| SHORT PROBLEM |
Starting at the first line of the listing below, retype each line up to and including the one that contains "Serif', 'Times New". Leave pictures out.

| DATA BLOCK |
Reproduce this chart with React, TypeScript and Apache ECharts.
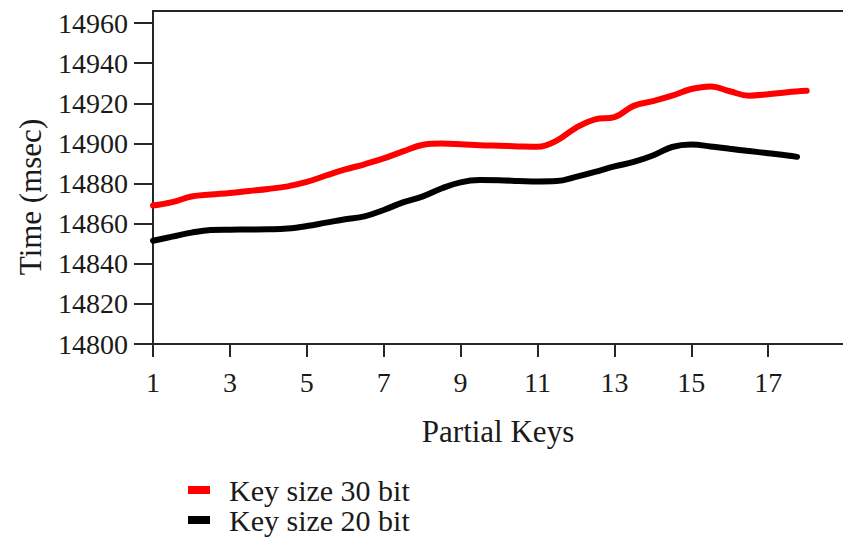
import React, { useEffect, useRef } from "react";
import * as echarts from "echarts";

const seriesNames = ["Key size 30 bit", "Key size 20 bit"];
const seriesColors = ["#ff0000", "#000000"];

const keys30 = [1, 1.5, 2, 2.5, 3, 3.5, 4, 4.5, 5, 5.5, 6, 6.5, 7, 7.5, 8, 8.5, 9, 9.5, 10, 10.5, 11, 11.5, 12, 12.5, 13, 13.5, 14, 14.5, 15, 15.5, 16, 16.5, 17, 17.5, 18];
const time30 = [14869, 14870.7, 14873.5, 14874.5, 14875.3, 14876.3, 14877.3, 14878.6, 14880.8, 14884, 14887, 14889.6, 14892.5, 14896, 14899.2, 14899.9, 14899.6, 14899.1, 14898.8, 14898.5, 14898.3, 14901.4, 14907.8, 14912, 14913.1, 14918.7, 14921.1, 14923.8, 14927.1, 14928.4, 14926, 14923.8, 14924.5, 14925.5, 14926.2];

const keys20 = [1, 1.5, 2, 2.5, 3, 3.5, 4, 4.5, 5, 5.5, 6, 6.5, 7, 7.5, 8, 8.5, 9, 9.5, 10, 10.5, 11, 11.5, 12, 12.5, 13, 13.5, 14, 14.5, 15, 15.5, 16, 16.5, 17, 17.5, 17.75];
const time20 = [14851.5, 14853.5, 14855.5, 14856.8, 14857, 14857.1, 14857.2, 14857.6, 14858.8, 14860.5, 14862.2, 14863.6, 14866.8, 14870.6, 14873.5, 14877.5, 14880.6, 14881.7, 14881.6, 14881.3, 14881, 14881.2, 14883.3, 14885.8, 14888.5, 14890.8, 14894, 14898.2, 14899.4, 14898.5, 14897.3, 14896.2, 14895.1, 14894, 14893.3];

const xFirst = 1;
const xLast = 18.945;
const xStep = 2;
const yMin = 14800;
const yMax = 14966;
const yStep = 20;

const xTitle = "Partial Keys";
const yTitle = "Time (msec)";

const FONT = "'Liberation Serif', 'Times New Roman', serif";

export default function App() {
  const ref = useRef<HTMLDivElement>(null);
  useEffect(() => {
    if (!ref.current) return;
    const chart = echarts.init(ref.current, null, { renderer: "svg" });
    const toPairs = (xs: number[], ys: number[]) => xs.map((x, i) => [x - xFirst, ys[i]]);
    const axisColor = "#262626";
    const legendTops = [470, 500];
    chart.setOption({
      animation: false,
      backgroundColor: "#ffffff",
      textStyle: { fontFamily: FONT },
      grid: {
        left: 153,
        right: 0,
        top: 11,
        bottom: 198,
        containLabel: false,
        outerBoundsMode: "none",
      },
      legend: seriesNames.map((n, i) => ({
        orient: "vertical",
        left: 183,
        top: legendTops[i],
        itemWidth: 22,
        itemHeight: 8,
        icon: "rect",
        selectedMode: false,
        data: [{ name: n, itemStyle: { color: seriesColors[i] } }],
        textStyle: {
          fontFamily: FONT,
          fontSize: 30,
          color: "#1a1a1a",
          padding: [0, 0, 0, 14],
        },
      })),
      xAxis: [
        {
          type: "value",
          min: 0,
          max: xLast - xFirst,
          interval: xStep,
          splitLine: { show: false },
          axisLine: { show: true, onZero: false, lineStyle: { color: axisColor, width: 2 } },
          axisTick: { show: true, inside: false, length: 13, lineStyle: { color: axisColor, width: 2 } },
          axisLabel: {
            margin: 24,
            fontFamily: FONT,
            fontSize: 28,
            color: "#1a1a1a",
            showMaxLabel: false,
            formatter: (v: number) => String(v + xFirst),
          },
          name: xTitle,
          nameLocation: "middle",
          nameGap: 72,
          nameTextStyle: { fontFamily: FONT, fontSize: 31, color: "#1a1a1a" },
        },
        {
          type: "value",
          position: "top",
          min: 0,
          max: 1,
          splitLine: { show: false },
          axisLine: { show: true, onZero: false, lineStyle: { color: axisColor, width: 2 } },
          axisTick: { show: false },
          axisLabel: { show: false },
        },
      ],
      yAxis: {
        type: "value",
        min: yMin,
        max: yMax,
        interval: yStep,
        splitLine: { show: false },
        axisLine: { show: true, onZero: false, lineStyle: { color: axisColor, width: 2 } },
        axisTick: { show: true, inside: false, length: 19, lineStyle: { color: axisColor, width: 2 } },
        axisLabel: {
          margin: 25,
          fontFamily: FONT,
          fontSize: 28,
          color: "#1a1a1a",
          showMaxLabel: false,
          formatter: (v: number) => String(v),
        },
      },
      graphic: [
        {
          type: "text",
          x: 30,
          y: 197,
          rotation: Math.PI / 2,
          style: {
            text: yTitle,
            fontFamily: FONT,
            fontSize: 31,
            fill: "#1a1a1a",
            align: "center",
            verticalAlign: "middle",
          },
        },
      ],
      series: [
        {
          name: seriesNames[0],
          type: "line",
          xAxisIndex: 0,
          data: toPairs(keys30, time30),
          smooth: 0.4,
          symbol: "none",
          lineStyle: { color: seriesColors[0], width: 6, cap: "round" },
          itemStyle: { color: seriesColors[0] },
        },
        {
          name: seriesNames[1],
          type: "line",
          xAxisIndex: 0,
          data: toPairs(keys20, time20),
          smooth: 0.4,
          symbol: "none",
          lineStyle: { color: seriesColors[1], width: 6, cap: "round" },
          itemStyle: { color: seriesColors[1] },
        },
      ],
    });
    return () => chart.dispose();
  }, []);
  return (
    <div
      ref={ref}
      style={{ position: "absolute", left: 0, top: 0, width: 843, height: 542 }}
    />
  );
}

| THE RESPONSE |
Reproduce this chart with React, TypeScript and Apache ECharts.
import React, { useEffect, useRef } from "react";
import * as echarts from "echarts";

const seriesNames = ["Key size 30 bit", "Key size 20 bit"];
const seriesColors = ["#ff0000", "#000000"];

const keys30 = [1, 1.5, 2, 2.5, 3, 3.5, 4, 4.5, 5, 5.5, 6, 6.5, 7, 7.5, 8, 8.5, 9, 9.5, 10, 10.5, 11, 11.5, 12, 12.5, 13, 13.5, 14, 14.5, 15, 15.5, 16, 16.5, 17, 17.5, 18];
const time30 = [14869, 14870.7, 14873.5, 14874.5, 14875.3, 14876.3, 14877.3, 14878.6, 14880.8, 14884, 14887, 14889.6, 14892.5, 14896, 14899.2, 14899.9, 14899.6, 14899.1, 14898.8, 14898.5, 14898.3, 14901.4, 14907.8, 14912, 14913.1, 14918.7, 14921.1, 14923.8, 14927.1, 14928.4, 14926, 14923.8, 14924.5, 14925.5, 14926.2];

const keys20 = [1, 1.5, 2, 2.5, 3, 3.5, 4, 4.5, 5, 5.5, 6, 6.5, 7, 7.5, 8, 8.5, 9, 9.5, 10, 10.5, 11, 11.5, 12, 12.5, 13, 13.5, 14, 14.5, 15, 15.5, 16, 16.5, 17, 17.5, 17.75];
const time20 = [14851.5, 14853.5, 14855.5, 14856.8, 14857, 14857.1, 14857.2, 14857.6, 14858.8, 14860.5, 14862.2, 14863.6, 14866.8, 14870.6, 14873.5, 14877.5, 14880.6, 14881.7, 14881.6, 14881.3, 14881, 14881.2, 14883.3, 14885.8, 14888.5, 14890.8, 14894, 14898.2, 14899.4, 14898.5, 14897.3, 14896.2, 14895.1, 14894, 14893.3];

const xFirst = 1;
const xLast = 18.945;
const xStep = 2;
const yMin = 14800;
const yMax = 14966;
const yStep = 20;

const xTitle = "Partial Keys";
const yTitle = "Time (msec)";

const FONT = "'Liberation Serif', 'Times New Roman', serif";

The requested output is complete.